Malayan Banking Bhd, Malaysia’s largest lender, is seeking to increase corporate lending and investment-banking activities in Indonesia to help shelter it from slower economic growth in its home country.

Maybank, as the company is known, will focus on lending to large companies in the transport, utilities and consumer businesses in Indonesia, Feisal Zahir, the firm’s global banking head, said Tuesday in his first media interview since he assumed the position in October. He declined to provide the bank’s financial targets for Indonesia this year.

Slower economic growth in Malaysia, which accounted for about 60 percent of Maybank’s 2014 loan book, augurs weaker lending for banks in that country, Feisal said. The government is forecasting growth this year to be as low as 4.5 percent, which would be the least since a contraction in 2009.

“Indonesia is a key focus for us this year,” Feisal, 45, said in Singapore. “There’s a huge natural resource base, population base and middle-class income that is growing as a consumer group. The outlook is pretty strong” for growth.

The economy in Southeast Asia’s most populous country may grow 5.2 percent this year, the World Bank estimates. Maybank had 31.4 billion ringgit ($8.5 billion) of Indonesian loans last year, or almost 8 percent of its total loan book, according to its financial statement. The bank owns 79 percent of PT Bank Internasional Indonesia.

“I am sure there will be speed bumps here and there,” Feisal said. “But we want to grow the market in the long term” in Indonesia.

Thai Expansion

Maybank is also positive on the economic outlook in other Southeast Asian nations including Vietnam, Thailand and the Philippines, he said.

The bank is talking with regulators to expand into banking in Thailand, where it currently has a brokerage unit, Chief Executive Officer Abdul Farid Alias told reporters Tuesday in Singapore, where Maybank is hosting a two-day conference.

“We have yet to find an avenue that makes sense to us,” he said. “It’s not just M&A, it could be setting up a new license” for commercial banking, he said.

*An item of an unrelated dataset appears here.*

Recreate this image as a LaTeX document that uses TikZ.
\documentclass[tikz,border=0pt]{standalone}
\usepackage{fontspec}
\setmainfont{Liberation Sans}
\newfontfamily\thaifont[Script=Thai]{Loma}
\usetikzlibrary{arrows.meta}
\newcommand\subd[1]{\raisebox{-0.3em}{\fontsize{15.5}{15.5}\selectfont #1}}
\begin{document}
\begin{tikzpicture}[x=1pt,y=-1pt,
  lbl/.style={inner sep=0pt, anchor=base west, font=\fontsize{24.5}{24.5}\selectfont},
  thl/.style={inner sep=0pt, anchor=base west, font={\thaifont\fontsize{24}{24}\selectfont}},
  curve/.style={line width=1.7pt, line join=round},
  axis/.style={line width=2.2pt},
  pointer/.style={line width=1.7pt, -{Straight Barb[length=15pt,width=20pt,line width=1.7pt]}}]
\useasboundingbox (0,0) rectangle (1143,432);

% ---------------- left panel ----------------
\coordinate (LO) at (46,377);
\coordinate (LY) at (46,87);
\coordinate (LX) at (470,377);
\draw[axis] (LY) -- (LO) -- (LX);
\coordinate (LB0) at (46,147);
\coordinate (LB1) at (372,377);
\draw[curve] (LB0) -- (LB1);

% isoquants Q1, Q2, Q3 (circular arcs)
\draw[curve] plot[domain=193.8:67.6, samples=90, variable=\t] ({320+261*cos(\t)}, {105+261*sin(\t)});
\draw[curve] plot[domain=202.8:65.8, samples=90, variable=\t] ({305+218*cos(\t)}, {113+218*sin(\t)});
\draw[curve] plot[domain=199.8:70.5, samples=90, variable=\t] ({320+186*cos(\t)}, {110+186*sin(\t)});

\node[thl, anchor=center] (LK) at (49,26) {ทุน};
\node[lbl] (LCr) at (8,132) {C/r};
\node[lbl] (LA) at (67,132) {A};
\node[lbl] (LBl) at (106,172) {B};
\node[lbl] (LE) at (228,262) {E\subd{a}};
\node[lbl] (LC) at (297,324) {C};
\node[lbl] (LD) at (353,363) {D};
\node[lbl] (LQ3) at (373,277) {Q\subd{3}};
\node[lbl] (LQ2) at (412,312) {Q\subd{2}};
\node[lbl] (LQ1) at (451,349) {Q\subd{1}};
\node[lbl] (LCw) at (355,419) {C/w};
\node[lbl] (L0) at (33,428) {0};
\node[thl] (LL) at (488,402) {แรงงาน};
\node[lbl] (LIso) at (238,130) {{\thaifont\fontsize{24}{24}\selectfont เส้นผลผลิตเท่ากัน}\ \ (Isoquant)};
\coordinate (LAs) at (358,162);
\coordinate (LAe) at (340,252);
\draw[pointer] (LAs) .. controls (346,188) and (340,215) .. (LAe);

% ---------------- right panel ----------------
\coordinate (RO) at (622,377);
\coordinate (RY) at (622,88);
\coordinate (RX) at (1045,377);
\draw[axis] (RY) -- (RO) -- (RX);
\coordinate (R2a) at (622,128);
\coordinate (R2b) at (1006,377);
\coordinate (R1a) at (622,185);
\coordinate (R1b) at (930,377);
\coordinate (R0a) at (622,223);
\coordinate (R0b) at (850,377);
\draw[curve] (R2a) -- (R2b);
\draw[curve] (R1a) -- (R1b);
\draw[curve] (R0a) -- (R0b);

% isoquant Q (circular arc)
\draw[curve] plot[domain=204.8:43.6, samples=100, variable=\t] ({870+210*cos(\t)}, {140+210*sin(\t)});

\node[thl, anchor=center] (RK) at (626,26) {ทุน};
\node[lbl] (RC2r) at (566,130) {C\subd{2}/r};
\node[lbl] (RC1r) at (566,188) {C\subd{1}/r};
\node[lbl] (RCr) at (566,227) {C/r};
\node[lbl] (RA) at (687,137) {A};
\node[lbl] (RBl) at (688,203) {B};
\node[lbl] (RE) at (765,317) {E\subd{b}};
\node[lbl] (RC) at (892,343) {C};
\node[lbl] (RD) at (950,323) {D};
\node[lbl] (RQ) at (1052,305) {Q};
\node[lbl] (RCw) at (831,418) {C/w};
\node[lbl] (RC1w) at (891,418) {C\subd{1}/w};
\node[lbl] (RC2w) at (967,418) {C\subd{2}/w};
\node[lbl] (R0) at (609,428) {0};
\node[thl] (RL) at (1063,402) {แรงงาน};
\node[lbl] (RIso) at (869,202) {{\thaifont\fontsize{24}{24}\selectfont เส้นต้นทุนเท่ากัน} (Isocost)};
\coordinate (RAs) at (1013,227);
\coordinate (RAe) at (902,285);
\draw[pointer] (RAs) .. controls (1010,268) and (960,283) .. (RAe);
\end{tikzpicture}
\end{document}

The global-banking division accounted for 51 percent of Maybank’s 2014 profit before tax, Feisal said. Its operations include investment banking, asset management, global markets and corporate banking.

Maybank ranked second among arrangers of Southeast Asian stock sales last year after Credit Suisse Group AG. The firm’s S$1.79 billion ($1.3 billion) purchase of Kim Eng Holdings Ltd. in 2011 allowed it expand its operations in the rest of Southeast Asia, as well as the U.S. and the U.K.

Feisal was Chemical Company of Malaysia Bhd.’s managing director until he rejoined Maybank last year. Prior to joining Chemical Company in 2010, he had worked at Maybank, which included a stint as head of investment banking.

Maybank shares were unchanged at 9.33 ringgit as of 10:45 a.m. local time on Wednesday, leaving them with a 1.7 percent gain this year. The stock sank 7.8 percent in 2014, following annual advances in the previous five years.